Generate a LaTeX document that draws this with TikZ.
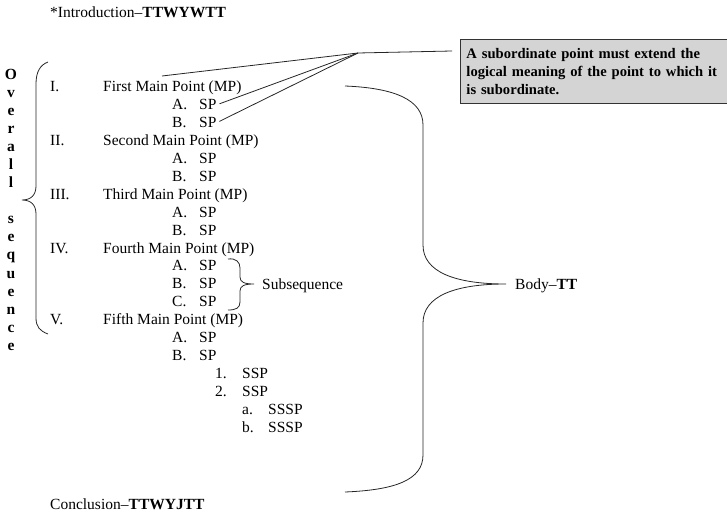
\documentclass[tikz,border=0pt]{standalone}
\usepackage{fontspec}
\setmainfont{Liberation Serif}
\begin{document}
\begin{tikzpicture}[x=1pt,y=-1pt,
  txt/.style={font=\fontsize{15.5}{18}\selectfont, anchor=base west, inner sep=0pt},
  ltr/.style={font=\bfseries\fontsize{15.5}{18}\selectfont, anchor=base, inner sep=0pt},
  line/.style={line width=0.8pt, black!85},
  notebox/.style={draw=black!80, line width=0.9pt, fill=black!17, anchor=north west,
    minimum height=64pt, text width=272pt, inner xsep=6pt,
    align=left, font=\bfseries\fontsize{14.6}{18}\selectfont}]
\useasboundingbox (0,0) rectangle (727,526);

% headings
\node[txt] (intro) at (50,18) {*Introduction--\textbf{TTWYWTT}};
\node[txt] (concl) at (50,509) {Conclusion--\textbf{TTWYJTT}};

% vertical label
\foreach \c [count=\k from 0] in {O,v,e,r,a,l,l}
  \node[ltr] (ov\k) at (11,80+18*\k) {\c};
\foreach \c [count=\k from 0] in {s,e,q,u,e,n,c,e}
  \node[ltr] (sq\k) at (11,224+18*\k) {\c};

% outline rows
\node[txt] (r1) at (50,92) {I.};    \node[txt] (mp1) at (103,92) {First Main Point (MP)};
\node[txt] (r1a) at (172,109.9) {A.}; \node[txt] (sp1a) at (199,109.9) {SP};
\node[txt] (r1b) at (172,127.8) {B.}; \node[txt] (sp1b) at (199,127.8) {SP};
\node[txt] (r2) at (50,145.7) {II.};  \node[txt] (mp2) at (103,145.7) {Second Main Point (MP)};
\node[txt] (r2a) at (172,163.6) {A.}; \node[txt] (sp2a) at (199,163.6) {SP};
\node[txt] (r2b) at (172,181.5) {B.}; \node[txt] (sp2b) at (199,181.5) {SP};
\node[txt] (r3) at (50,199.4) {III.}; \node[txt] (mp3) at (103,199.4) {Third Main Point (MP)};
\node[txt] (r3a) at (172,217.3) {A.}; \node[txt] (sp3a) at (199,217.3) {SP};
\node[txt] (r3b) at (172,235.2) {B.}; \node[txt] (sp3b) at (199,235.2) {SP};
\node[txt] (r4) at (50,253.1) {IV.};  \node[txt] (mp4) at (103,253.1) {Fourth Main Point (MP)};
\node[txt] (r4a) at (172,271) {A.};   \node[txt] (sp4a) at (199,271) {SP};
\node[txt] (r4b) at (172,288.9) {B.}; \node[txt] (sp4b) at (199,288.9) {SP};
\node[txt] (r4c) at (172,306.8) {C.}; \node[txt] (sp4c) at (199,306.8) {SP};
\node[txt] (r5) at (50,324.7) {V.};   \node[txt] (mp5) at (103,324.7) {Fifth Main Point (MP)};
\node[txt] (r5a) at (172,342.6) {A.}; \node[txt] (sp5a) at (199,342.6) {SP};
\node[txt] (r5b) at (172,360.5) {B.}; \node[txt] (sp5b) at (199,360.5) {SP};
\node[txt] (r51) at (215,378.4) {1.}; \node[txt] (ssp1) at (242,378.4) {SSP};
\node[txt] (r52) at (215,396.3) {2.}; \node[txt] (ssp2) at (242,396.3) {SSP};
\node[txt] (r5x) at (242,414.2) {a.}; \node[txt] (sssp1) at (268,414.2) {SSSP};
\node[txt] (r5y) at (242,432.1) {b.}; \node[txt] (sssp2) at (268,432.1) {SSSP};

% side labels
\node[txt] (subs) at (262,289) {Subsequence};
\node[txt] (body) at (515,289) {Body--\textbf{TT}};

% note box
\node[notebox] (note) at (460,39) {A subordinate point must extend the\\logical meaning of the point to which it\\is subordinate.};

% callout lines
\coordinate (hub) at (358,53);
\coordinate (hubend) at (452,51);
\coordinate (c1) at (162,76);
\draw[line] (c1) -- (hub) -- (hubend);
\draw[line, shorten <=3pt] (sp1a.east) -- (hub);
\draw[line, shorten <=3pt] (sp1b.east) -- (hub);

% overall-sequence brace
\draw[line] (48,62) .. controls (40,65) and (36,72) .. (36,84) -- (36,186)
  .. controls (36,195) and (31,200) .. (22,200)
  .. controls (31,200) and (36,205) .. (36,214) -- (36,318)
  .. controls (36,327) and (40,331) .. (48,334);

% subsequence brace
\draw[line] (228,259) .. controls (236,258) and (240,262) .. (240,268) -- (240,277)
  .. controls (240,282) and (244,284) .. (254,284)
  .. controls (244,284) and (240,286) .. (240,291) -- (240,302)
  .. controls (240,308) and (236,310) .. (228,310);

% body brace
\draw[line] (345,86) .. controls (395,88) and (423,100) .. (423,125) -- (423,245)
  .. controls (423,272) and (455,284) .. (506,284)
  .. controls (455,284) and (423,296) .. (423,323) -- (423,455)
  .. controls (423,480) and (395,490) .. (345,492);
\end{tikzpicture}
\end{document}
※
> _EXERCISE TASK_
Every line from the start of the listing above through the line with "(sq\k) at (11,224+18*\k)" should be repeated exactly; skip the pictures and add nothing else.

> _THE REPLY_
Generate a LaTeX document that draws this with TikZ.
\documentclass[tikz,border=0pt]{standalone}
\usepackage{fontspec}
\setmainfont{Liberation Serif}
\begin{document}
\begin{tikzpicture}[x=1pt,y=-1pt,
  txt/.style={font=\fontsize{15.5}{18}\selectfont, anchor=base west, inner sep=0pt},
  ltr/.style={font=\bfseries\fontsize{15.5}{18}\selectfont, anchor=base, inner sep=0pt},
  line/.style={line width=0.8pt, black!85},
  notebox/.style={draw=black!80, line width=0.9pt, fill=black!17, anchor=north west,
    minimum height=64pt, text width=272pt, inner xsep=6pt,
    align=left, font=\bfseries\fontsize{14.6}{18}\selectfont}]
\useasboundingbox (0,0) rectangle (727,526);

% headings
\node[txt] (intro) at (50,18) {*Introduction--\textbf{TTWYWTT}};
\node[txt] (concl) at (50,509) {Conclusion--\textbf{TTWYJTT}};

% vertical label
\foreach \c [count=\k from 0] in {O,v,e,r,a,l,l}
  \node[ltr] (ov\k) at (11,80+18*\k) {\c};
\foreach \c [count=\k from 0] in {s,e,q,u,e,n,c,e}
  \node[ltr] (sq\k) at (11,224+18*\k) {\c};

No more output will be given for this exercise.